__TASK PROMPT__. Your task is to transcribe, without alteration, the lines from the top of the material below through the line bearing "from bokeh.resources import INLINE", inclusive.

__DATA__.
= = = = = = =
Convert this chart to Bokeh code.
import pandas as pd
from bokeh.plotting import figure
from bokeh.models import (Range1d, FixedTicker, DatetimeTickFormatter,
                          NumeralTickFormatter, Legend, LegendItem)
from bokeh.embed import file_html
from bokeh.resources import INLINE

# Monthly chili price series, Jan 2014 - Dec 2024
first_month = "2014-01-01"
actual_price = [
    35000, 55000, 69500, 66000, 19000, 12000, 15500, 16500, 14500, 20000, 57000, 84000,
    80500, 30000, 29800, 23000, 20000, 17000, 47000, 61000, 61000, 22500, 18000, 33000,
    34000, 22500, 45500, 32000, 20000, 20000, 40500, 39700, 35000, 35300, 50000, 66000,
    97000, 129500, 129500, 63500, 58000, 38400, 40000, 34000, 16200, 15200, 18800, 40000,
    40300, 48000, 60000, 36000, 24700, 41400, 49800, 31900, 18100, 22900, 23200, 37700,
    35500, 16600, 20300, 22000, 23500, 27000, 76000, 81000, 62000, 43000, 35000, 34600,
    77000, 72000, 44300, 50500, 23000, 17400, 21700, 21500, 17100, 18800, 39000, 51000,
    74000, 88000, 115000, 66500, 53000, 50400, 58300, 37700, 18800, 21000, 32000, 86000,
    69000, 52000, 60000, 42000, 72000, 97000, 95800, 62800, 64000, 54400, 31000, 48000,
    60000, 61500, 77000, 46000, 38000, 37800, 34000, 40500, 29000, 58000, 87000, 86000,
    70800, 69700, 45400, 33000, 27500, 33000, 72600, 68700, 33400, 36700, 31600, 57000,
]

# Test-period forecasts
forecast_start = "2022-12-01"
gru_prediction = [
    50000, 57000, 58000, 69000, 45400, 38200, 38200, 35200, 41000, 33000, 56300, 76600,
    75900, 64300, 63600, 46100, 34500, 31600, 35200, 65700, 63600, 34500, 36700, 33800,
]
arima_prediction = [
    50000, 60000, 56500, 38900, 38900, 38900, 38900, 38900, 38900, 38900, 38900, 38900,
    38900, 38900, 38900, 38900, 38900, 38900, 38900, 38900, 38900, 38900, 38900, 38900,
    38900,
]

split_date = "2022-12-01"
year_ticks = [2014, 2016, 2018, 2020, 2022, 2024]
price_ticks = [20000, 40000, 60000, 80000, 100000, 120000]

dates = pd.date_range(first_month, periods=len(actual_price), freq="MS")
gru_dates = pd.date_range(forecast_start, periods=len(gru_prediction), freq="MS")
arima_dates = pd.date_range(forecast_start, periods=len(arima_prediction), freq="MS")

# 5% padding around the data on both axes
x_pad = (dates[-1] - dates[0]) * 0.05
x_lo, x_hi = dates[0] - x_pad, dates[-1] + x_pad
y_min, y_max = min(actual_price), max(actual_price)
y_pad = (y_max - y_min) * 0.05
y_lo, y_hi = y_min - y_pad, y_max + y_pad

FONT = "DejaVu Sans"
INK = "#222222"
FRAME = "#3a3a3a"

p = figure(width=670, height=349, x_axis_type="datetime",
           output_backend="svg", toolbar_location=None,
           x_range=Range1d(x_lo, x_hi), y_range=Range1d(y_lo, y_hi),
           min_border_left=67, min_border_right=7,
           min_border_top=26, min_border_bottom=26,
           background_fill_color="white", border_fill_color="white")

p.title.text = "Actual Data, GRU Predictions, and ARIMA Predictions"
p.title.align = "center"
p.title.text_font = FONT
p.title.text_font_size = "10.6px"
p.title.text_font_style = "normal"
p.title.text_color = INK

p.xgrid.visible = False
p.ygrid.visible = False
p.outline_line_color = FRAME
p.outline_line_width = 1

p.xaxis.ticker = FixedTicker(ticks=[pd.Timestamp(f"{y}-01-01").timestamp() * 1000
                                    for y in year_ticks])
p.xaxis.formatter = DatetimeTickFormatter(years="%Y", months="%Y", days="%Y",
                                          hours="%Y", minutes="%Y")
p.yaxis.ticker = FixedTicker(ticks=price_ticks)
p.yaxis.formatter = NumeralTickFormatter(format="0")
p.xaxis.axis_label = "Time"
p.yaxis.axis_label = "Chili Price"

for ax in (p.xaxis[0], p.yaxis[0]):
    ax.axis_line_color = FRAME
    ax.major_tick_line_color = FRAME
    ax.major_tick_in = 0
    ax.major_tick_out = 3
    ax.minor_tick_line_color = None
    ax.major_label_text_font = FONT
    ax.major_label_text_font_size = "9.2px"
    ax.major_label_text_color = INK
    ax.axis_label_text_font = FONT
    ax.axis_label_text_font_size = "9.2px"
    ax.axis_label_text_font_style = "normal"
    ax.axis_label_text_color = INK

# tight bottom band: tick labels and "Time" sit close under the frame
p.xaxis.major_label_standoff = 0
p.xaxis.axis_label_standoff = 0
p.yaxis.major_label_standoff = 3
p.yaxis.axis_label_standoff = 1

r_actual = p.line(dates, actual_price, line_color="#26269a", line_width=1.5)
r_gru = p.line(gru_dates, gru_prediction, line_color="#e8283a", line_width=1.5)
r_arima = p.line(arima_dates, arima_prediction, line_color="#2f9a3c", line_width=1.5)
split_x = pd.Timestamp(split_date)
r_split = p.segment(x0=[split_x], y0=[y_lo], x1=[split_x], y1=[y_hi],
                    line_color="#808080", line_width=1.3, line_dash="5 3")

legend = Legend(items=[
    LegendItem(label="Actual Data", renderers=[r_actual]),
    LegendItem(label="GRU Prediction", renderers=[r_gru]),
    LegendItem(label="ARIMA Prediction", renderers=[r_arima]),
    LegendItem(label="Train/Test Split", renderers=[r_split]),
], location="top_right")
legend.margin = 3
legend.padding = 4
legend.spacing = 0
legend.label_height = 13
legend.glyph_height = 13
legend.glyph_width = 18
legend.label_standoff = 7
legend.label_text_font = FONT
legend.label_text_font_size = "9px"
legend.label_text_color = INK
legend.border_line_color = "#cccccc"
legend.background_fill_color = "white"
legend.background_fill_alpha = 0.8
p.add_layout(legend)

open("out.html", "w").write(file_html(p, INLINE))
= = = = = = =
__EXERCISE ANSWER__.
Convert this chart to Bokeh code.
import pandas as pd
from bokeh.plotting import figure
from bokeh.models import (Range1d, FixedTicker, DatetimeTickFormatter,
                          NumeralTickFormatter, Legend, LegendItem)
from bokeh.embed import file_html
from bokeh.resources import INLINE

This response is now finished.